The market was moving higher rather nicely until the Fed decided they needed to be outspokenly hawkish. For the first time, implied futures on the next Fed meeting in May now show a 2% probability of a 75 basis point rate hike. While the 10-year Treasury yield is down today, the 2-year Treasury yield is up on the recent Fed comments. It's unclear if the Fed is now speaking so hawkish as to cool markets or if their intention is to actually raise rates 75 basis points at the next meeting. What is clear is that investors, who haven't faced this much of an increase in inflation and interest rates at the same time in over 40 years are finding it difficult to cope.
What Are Investors To Do? The best advice is not to panic. Overall, there is little evidence of a recession on the immediate horizon. The economic data released this week has been on par with previous weeks - mixed.
Building Permits and Housing Starts were both higher than expected and higher month-over-month. Continued Claims dropped, while Initial Jobless Claims were more than expected but lower month-over-month. The Fed's Beige Book showed "moderate economic growth" and the Redbook Sales (YoY) were higher (displaying the strength of the U.S. consumer). The Fed's own measurements of economic stability are evident when we move back to see the "forest for the trees."

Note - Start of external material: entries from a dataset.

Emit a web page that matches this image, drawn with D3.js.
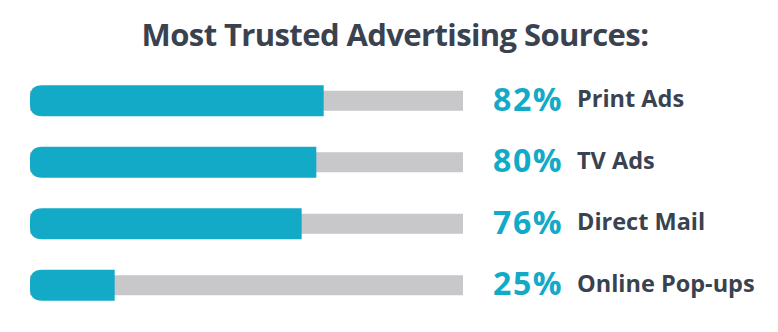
<!DOCTYPE html>
<html>
<head>
<meta charset="utf-8">
<script src="https://cdn.jsdelivr.net/npm/d3@7"></script>
<style>
  html, body { margin: 0; padding: 0; background: #ffffff; }
  svg { display: block; }
</style>
</head>
<body>
<svg id="chart" width="778" height="332"></svg>
<script>
const title = "Most Trusted Advertising Sources:";
const categories = ["Print Ads", "TV Ads", "Direct Mail", "Online Pop-ups"];
const values = [82, 80, 76, 25];
const valueLabels = ["82%", "80%", "76%", "25%"];

const W = 778, H = 332;
const teal = "#12aac7", track = "#c8c8cb", dark = "#3a424f";
const fontFam = "'Open Sans', Lato, sans-serif";

const svg = d3.select("#chart");

const y = d3.scaleBand().domain(categories).range([70, 316]).paddingInner(0).paddingOuter(0);
const x = d3.scaleLinear().domain([0, 120]).range([23, 463]);
const barStart = 30;
const fillH = 31, trackH = 20, r = 12;

svg.append("text")
  .attr("x", 395).attr("y", 46)
  .attr("text-anchor", "middle")
  .attr("font-family", fontFam).attr("font-weight", 700)
  .attr("font-size", 31).attr("fill", dark)
  .attr("letter-spacing", -0.6)
  .text(title);

const rows = svg.selectAll("g.row").data(categories.map((c, i) => ({c, v: values[i], l: valueLabels[i]})))
  .enter().append("g").attr("class", "row")
  .attr("transform", d => `translate(0,${y(d.c) + y.bandwidth() / 2})`);

rows.append("rect")
  .attr("x", barStart).attr("y", -trackH / 2)
  .attr("width", x(120) - barStart).attr("height", trackH)
  .attr("fill", track);

// teal fill: rounded left end, square right end
rows.append("path")
  .attr("fill", teal)
  .attr("d", d => {
    const x0 = barStart, x1 = x(d.v), h = fillH / 2;
    return `M${x1},${-h} L${x0 + r},${-h} Q${x0},${-h} ${x0},${-h + r} L${x0},${h - r} Q${x0},${h} ${x0 + r},${h} L${x1},${h} Z`;
  });

rows.append("text")
  .attr("x", 563).attr("y", 10)
  .attr("text-anchor", "end")
  .attr("font-family", fontFam).attr("font-weight", 700)
  .attr("font-size", 32).attr("fill", teal)
  .attr("letter-spacing", 1.5)
  .text(d => d.l);

rows.append("text")
  .attr("x", 577).attr("y", 6.5)
  .attr("font-family", fontFam).attr("font-weight", 700)
  .attr("font-size", 23.5).attr("fill", dark)
  .attr("letter-spacing", 0)
  .text(d => d.c);
</script>
</body>
</html>
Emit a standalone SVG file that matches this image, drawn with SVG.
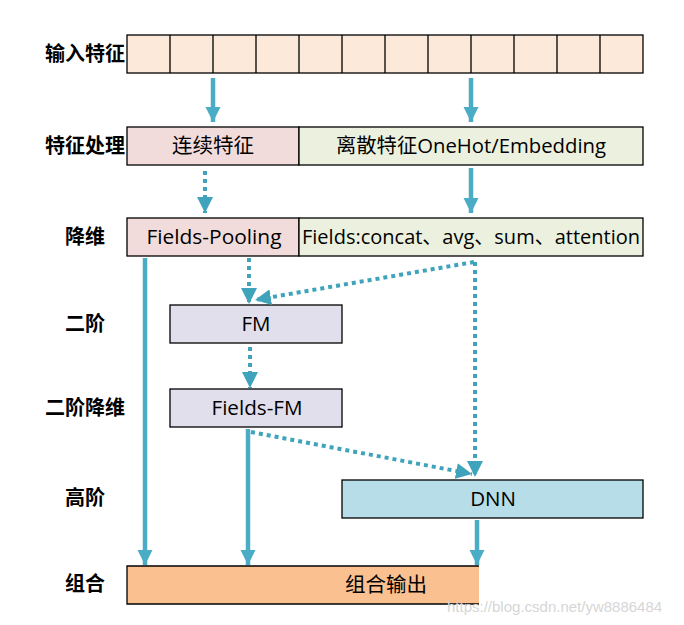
<svg xmlns="http://www.w3.org/2000/svg" width="684" height="625" viewBox="0 0 684 625">
<defs>
<marker id="ah" viewBox="0 0 10 10" refX="10" refY="5" markerWidth="3.4" markerHeight="3.4" markerUnits="strokeWidth" orient="auto">
<path d="M0,0 L10,5 L0,10 Z" fill="#4BACC6"/>
</marker>
<marker id="ahd" viewBox="0 0 10 10" refX="10" refY="5" markerWidth="4" markerHeight="4" markerUnits="strokeWidth" orient="auto">
<path d="M0,0 L10,5 L0,10 Z" fill="#3FA3BC"/>
</marker>
</defs>
<style>
.lbl{font-family:"Noto Sans CJK SC","Noto Sans",sans-serif;font-weight:bold;font-size:20px;fill:#000}
.txt{font-family:"Open Sans","Noto Sans CJK SC",sans-serif;font-size:20.5px;fill:#000}
.box{stroke:#000;stroke-width:1.3}
.solid{stroke:#4BACC6;stroke-width:4.5;fill:none;marker-end:url(#ah)}
.dot{stroke:#3FA3BC;stroke-width:4;stroke-dasharray:4 4;fill:none;marker-end:url(#ahd)}
</style>
<rect width="684" height="625" fill="#fff"/>
<g id="labels">
<text class="lbl" x="85" y="61" text-anchor="middle">输入特征</text>
<text class="lbl" x="85" y="153" text-anchor="middle">特征处理</text>
<text class="lbl" x="85" y="244" text-anchor="middle">降维</text>
<text class="lbl" x="85" y="331" text-anchor="middle">二阶</text>
<text class="lbl" x="85" y="415" text-anchor="middle">二阶降维</text>
<text class="lbl" x="85" y="505" text-anchor="middle">高阶</text>
<text class="lbl" x="85" y="591" text-anchor="middle">组合</text>
</g>
<g id="input">
<rect class="box" x="127" y="35" width="516" height="38" fill="#FCE9DA"/>
<path d="M170,35V73M213,35V73M256,35V73M299,35V73M342,35V73M385,35V73M428,35V73M471,35V73M514,35V73M557,35V73M600,35V73" stroke="#000" stroke-width="1.3"/>
</g>
<g id="continuous">
<rect class="box" x="127" y="127" width="172" height="38" fill="#F2DCDB"/>
<text class="txt" x="213" y="153" text-anchor="middle">连续特征</text>
</g>
<g id="discrete">
<rect class="box" x="299" y="127" width="344" height="38" fill="#EBF1DE"/>
<text class="txt" x="471" y="153" text-anchor="middle" textLength="270" lengthAdjust="spacingAndGlyphs">离散特征OneHot/Embedding</text>
</g>
<g id="fields-pooling">
<rect class="box" x="127" y="218" width="172" height="38" fill="#F2DCDB"/>
<text class="txt" x="214" y="244" text-anchor="middle" textLength="135" lengthAdjust="spacingAndGlyphs">Fields-Pooling</text>
</g>
<g id="fields-concat">
<rect class="box" x="299" y="218" width="344" height="38" fill="#EBF1DE"/>
<text class="txt" x="471" y="244" text-anchor="middle" textLength="338" lengthAdjust="spacingAndGlyphs">Fields:concat、avg、sum、attention</text>
</g>
<g id="fm">
<rect class="box" x="170" y="305" width="172" height="38" fill="#E1DFEC"/>
<text class="txt" x="256" y="331" text-anchor="middle">FM</text>
</g>
<g id="fields-fm">
<rect class="box" x="170" y="389" width="172" height="38" fill="#E1DFEC"/>
<text class="txt" x="257" y="415" text-anchor="middle" textLength="91" lengthAdjust="spacingAndGlyphs">Fields-FM</text>
</g>
<g id="dnn">
<rect class="box" x="342" y="480" width="301" height="38" fill="#B7DDE8"/>
<text class="txt" x="493" y="506" text-anchor="middle">DNN</text>
</g>
<g id="output">
<rect x="127" y="566" width="352" height="38" fill="#FAC090"/>
<path d="M479,566H127V604H479" fill="none" stroke="#000" stroke-width="1.3"/>
<text class="txt" x="386" y="592" text-anchor="middle">组合输出</text>
</g>
<g id="connectors">
<path class="solid" d="M213,78V122"/>
<path class="solid" d="M471,78V122"/>
<path class="dot" d="M205,171V213"/>
<path class="solid" d="M471,168V213"/>
<path class="solid" d="M145,258V565"/>
<path class="dot" d="M249,258V304"/>
<path class="dot" d="M474,262L255,300"/>
<path class="dot" d="M475,262V477"/>
<path class="dot" d="M250,347V388"/>
<path class="dot" d="M251,432L472,474"/>
<path class="solid" d="M248,429V565"/>
<path class="solid" d="M477,520V565"/>
</g>
<text x="447" y="612" font-family="Liberation Sans, sans-serif" font-size="15" fill="#d6d6d6">https://blog.csdn.net/yw8886484</text>
</svg>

The St. Louis Fed's "Financial Stress Index" is near all-time lows. As a refresher, when that index is below zero, that means that there is very little stress in the U.S. financial system. Right now, that index is -1.22. The Chicago Fed's "National Financial Conditions Index" is showing loose financial conditions. Similar to the Financial Stress Index, when the NFCI is below zero that means there is less stress in the system. Right now the NFCI is -0.38. So, the best course of action right now is to stick to your financial plan and investment strategy. There may be some volatility ahead, but making dramatic changes to your overall investment portfolio at this stage is unnecessary.